§ INSTRUCTION:
Please say how many lines of the listing hold "this", with no other words in the answer.

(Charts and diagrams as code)
______

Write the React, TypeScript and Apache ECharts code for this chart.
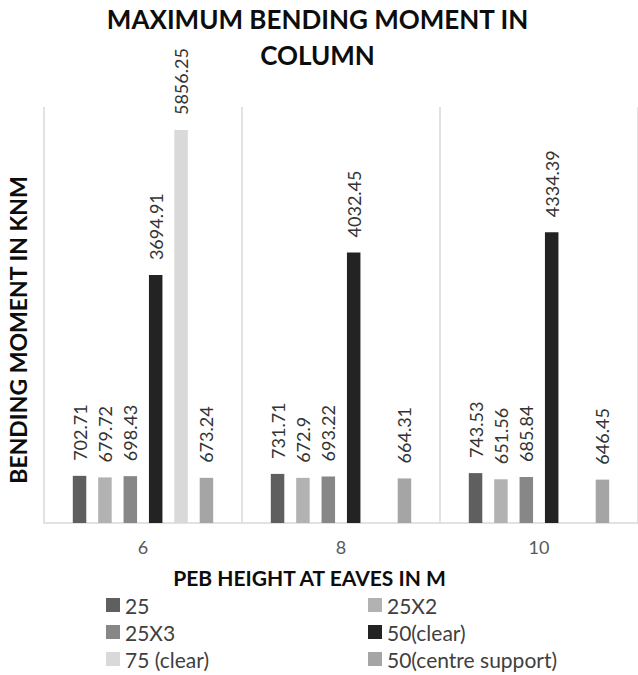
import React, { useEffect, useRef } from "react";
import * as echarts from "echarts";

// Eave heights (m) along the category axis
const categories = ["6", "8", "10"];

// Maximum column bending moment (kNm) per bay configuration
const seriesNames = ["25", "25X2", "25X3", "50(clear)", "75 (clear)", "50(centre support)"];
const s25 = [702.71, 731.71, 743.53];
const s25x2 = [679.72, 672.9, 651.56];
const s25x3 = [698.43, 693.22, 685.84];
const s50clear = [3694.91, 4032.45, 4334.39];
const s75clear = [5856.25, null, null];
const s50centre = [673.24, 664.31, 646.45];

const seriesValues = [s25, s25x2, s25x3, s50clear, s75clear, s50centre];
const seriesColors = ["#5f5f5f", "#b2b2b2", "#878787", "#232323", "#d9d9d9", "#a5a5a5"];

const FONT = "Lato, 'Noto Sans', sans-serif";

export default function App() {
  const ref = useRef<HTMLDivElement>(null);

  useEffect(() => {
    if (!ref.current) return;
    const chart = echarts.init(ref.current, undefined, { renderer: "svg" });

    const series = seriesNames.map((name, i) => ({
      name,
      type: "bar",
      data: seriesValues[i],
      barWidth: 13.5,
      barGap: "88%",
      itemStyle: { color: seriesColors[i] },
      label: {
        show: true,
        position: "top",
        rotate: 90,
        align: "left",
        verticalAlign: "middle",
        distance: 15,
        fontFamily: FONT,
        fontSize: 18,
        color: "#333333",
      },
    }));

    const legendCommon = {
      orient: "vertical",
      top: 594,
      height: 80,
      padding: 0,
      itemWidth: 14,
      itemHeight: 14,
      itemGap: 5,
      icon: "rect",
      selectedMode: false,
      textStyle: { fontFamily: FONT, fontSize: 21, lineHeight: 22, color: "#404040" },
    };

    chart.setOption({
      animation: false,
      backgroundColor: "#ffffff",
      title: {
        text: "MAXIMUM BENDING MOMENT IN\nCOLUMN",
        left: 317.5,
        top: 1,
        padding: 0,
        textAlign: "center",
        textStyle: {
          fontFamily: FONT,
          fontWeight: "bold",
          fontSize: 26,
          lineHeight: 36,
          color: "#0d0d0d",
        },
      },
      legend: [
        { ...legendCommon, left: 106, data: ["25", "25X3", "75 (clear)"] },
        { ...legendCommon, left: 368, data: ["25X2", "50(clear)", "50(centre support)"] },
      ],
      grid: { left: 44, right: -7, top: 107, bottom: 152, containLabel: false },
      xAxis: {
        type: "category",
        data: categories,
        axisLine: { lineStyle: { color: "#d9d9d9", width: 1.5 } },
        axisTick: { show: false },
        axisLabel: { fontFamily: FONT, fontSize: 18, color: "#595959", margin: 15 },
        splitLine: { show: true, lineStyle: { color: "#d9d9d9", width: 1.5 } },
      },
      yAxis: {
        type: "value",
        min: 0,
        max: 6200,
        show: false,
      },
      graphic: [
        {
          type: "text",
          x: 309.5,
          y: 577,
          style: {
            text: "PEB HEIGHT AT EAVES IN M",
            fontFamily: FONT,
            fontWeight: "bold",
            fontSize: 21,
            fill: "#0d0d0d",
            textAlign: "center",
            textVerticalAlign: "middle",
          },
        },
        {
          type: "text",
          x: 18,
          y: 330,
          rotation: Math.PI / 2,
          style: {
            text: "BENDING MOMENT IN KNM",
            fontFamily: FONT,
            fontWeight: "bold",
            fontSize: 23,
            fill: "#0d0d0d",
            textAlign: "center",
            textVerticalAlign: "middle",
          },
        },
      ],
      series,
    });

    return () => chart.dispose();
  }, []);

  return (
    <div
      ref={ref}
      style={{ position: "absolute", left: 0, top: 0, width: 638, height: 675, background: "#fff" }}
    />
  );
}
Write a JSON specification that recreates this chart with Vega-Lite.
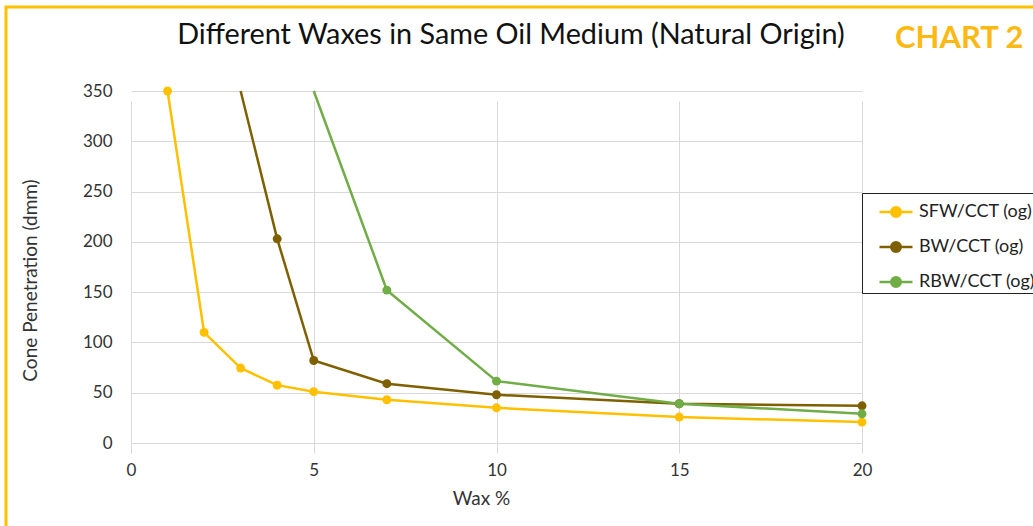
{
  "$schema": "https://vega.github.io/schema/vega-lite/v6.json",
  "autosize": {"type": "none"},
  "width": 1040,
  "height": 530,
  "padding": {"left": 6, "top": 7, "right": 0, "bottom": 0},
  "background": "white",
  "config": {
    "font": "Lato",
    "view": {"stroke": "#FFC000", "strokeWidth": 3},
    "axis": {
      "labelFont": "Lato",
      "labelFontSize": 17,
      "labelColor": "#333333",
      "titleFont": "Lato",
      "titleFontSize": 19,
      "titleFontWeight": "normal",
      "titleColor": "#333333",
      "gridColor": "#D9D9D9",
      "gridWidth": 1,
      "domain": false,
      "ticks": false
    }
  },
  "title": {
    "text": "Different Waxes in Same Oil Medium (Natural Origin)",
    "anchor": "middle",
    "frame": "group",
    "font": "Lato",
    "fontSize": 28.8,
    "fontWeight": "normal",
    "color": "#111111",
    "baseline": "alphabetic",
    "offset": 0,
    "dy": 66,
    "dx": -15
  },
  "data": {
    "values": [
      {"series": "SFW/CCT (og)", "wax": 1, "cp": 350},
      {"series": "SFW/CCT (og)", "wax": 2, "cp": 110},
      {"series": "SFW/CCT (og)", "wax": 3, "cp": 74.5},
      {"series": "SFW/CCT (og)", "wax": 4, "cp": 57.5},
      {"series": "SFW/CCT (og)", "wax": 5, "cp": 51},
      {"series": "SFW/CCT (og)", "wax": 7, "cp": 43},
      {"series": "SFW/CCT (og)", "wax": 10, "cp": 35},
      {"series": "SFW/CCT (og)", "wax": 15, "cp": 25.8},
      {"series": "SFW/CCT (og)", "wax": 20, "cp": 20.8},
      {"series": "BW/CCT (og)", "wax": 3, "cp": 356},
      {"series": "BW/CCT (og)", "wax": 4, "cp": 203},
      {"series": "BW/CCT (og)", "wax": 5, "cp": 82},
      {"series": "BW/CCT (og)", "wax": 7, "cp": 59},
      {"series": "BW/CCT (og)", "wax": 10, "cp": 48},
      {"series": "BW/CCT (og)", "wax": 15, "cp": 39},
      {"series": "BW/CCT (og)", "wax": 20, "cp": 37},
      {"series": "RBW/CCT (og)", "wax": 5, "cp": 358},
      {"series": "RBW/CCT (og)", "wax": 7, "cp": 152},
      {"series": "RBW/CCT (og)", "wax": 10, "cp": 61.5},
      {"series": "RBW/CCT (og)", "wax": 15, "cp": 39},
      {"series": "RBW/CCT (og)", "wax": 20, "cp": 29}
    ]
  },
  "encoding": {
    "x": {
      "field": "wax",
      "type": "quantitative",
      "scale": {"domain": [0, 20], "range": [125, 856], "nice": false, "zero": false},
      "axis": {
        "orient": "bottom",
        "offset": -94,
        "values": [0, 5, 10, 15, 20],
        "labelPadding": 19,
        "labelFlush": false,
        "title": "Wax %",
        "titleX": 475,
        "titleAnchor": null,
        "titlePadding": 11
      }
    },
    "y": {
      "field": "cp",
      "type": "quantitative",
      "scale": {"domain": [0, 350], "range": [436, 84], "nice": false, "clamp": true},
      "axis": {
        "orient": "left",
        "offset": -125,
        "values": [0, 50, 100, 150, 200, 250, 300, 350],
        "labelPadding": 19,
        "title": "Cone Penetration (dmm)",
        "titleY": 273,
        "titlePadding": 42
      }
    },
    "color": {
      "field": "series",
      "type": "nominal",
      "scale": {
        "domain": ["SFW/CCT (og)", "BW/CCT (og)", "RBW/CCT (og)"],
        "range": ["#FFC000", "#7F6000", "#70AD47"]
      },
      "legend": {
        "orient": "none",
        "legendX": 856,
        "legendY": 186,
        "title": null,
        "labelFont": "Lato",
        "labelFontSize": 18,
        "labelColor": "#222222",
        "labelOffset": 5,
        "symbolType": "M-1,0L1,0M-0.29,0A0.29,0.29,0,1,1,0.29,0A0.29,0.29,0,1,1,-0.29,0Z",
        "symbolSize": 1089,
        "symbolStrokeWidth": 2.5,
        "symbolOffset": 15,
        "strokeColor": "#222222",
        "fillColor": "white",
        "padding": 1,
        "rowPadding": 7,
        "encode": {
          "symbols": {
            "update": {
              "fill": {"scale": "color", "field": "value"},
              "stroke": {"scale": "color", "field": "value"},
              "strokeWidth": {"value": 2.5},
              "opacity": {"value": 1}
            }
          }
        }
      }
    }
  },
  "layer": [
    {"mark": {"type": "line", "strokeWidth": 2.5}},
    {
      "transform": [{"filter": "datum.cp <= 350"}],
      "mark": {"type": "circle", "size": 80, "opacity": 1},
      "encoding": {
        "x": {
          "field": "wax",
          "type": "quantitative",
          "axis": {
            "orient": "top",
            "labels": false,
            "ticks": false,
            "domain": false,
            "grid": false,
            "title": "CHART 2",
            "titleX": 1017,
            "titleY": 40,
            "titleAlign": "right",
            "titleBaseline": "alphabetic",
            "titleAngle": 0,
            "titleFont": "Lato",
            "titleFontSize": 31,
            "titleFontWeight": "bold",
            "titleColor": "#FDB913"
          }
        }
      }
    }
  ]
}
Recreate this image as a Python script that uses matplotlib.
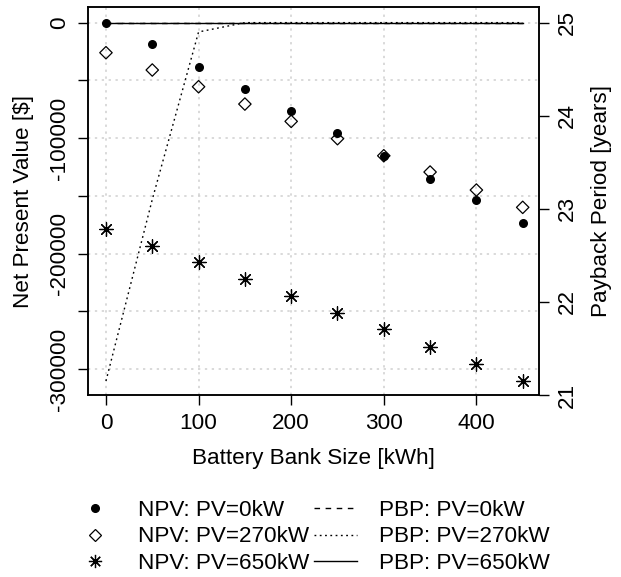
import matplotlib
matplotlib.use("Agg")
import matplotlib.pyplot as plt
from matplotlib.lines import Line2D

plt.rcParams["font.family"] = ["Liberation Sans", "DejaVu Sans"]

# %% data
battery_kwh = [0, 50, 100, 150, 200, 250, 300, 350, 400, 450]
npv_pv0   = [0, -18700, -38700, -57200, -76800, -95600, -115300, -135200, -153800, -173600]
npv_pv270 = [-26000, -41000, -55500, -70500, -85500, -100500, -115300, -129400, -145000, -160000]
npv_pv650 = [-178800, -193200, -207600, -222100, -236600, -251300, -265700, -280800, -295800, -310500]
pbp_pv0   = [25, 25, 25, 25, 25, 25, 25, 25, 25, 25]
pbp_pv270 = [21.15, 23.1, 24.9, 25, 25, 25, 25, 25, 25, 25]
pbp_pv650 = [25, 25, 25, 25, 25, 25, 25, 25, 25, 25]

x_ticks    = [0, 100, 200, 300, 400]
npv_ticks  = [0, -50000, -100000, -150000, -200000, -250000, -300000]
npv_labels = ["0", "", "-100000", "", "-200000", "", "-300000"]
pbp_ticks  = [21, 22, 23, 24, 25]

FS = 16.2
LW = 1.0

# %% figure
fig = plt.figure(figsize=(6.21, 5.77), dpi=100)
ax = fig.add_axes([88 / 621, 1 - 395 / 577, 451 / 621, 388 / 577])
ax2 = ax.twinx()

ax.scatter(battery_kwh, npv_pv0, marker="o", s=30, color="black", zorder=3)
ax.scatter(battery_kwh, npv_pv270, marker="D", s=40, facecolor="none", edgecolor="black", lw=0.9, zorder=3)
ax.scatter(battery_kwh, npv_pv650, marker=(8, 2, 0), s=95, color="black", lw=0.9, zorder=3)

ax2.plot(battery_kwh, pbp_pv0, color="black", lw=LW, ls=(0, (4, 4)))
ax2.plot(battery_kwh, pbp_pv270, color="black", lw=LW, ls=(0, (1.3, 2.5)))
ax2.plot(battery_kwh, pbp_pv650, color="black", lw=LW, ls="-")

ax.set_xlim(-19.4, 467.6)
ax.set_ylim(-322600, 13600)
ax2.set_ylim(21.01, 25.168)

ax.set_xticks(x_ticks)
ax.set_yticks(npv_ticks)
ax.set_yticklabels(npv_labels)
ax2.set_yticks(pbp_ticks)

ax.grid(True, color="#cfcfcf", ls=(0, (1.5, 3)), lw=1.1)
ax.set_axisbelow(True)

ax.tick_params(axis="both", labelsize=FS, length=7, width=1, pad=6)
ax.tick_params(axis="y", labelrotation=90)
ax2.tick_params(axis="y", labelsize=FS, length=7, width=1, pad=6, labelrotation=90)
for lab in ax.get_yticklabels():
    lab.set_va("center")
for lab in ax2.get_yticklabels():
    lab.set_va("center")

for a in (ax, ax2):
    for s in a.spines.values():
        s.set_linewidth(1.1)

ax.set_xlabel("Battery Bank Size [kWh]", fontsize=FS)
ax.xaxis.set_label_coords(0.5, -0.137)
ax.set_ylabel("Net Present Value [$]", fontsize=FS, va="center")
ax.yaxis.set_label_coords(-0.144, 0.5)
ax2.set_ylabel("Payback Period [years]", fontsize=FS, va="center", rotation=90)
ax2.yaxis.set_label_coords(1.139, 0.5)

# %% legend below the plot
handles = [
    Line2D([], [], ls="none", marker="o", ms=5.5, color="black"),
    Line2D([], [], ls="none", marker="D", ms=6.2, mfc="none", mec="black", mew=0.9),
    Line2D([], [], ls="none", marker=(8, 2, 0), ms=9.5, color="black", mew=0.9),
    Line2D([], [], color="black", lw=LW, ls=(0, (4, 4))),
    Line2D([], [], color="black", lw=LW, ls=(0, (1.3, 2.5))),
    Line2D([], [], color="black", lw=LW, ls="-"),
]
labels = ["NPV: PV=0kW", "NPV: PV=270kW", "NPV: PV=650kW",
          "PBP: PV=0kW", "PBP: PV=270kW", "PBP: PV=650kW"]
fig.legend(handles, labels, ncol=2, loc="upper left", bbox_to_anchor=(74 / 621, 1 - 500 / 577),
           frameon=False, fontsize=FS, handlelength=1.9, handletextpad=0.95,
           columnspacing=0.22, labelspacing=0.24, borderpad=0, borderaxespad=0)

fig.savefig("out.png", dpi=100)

______

§ REPLY:
3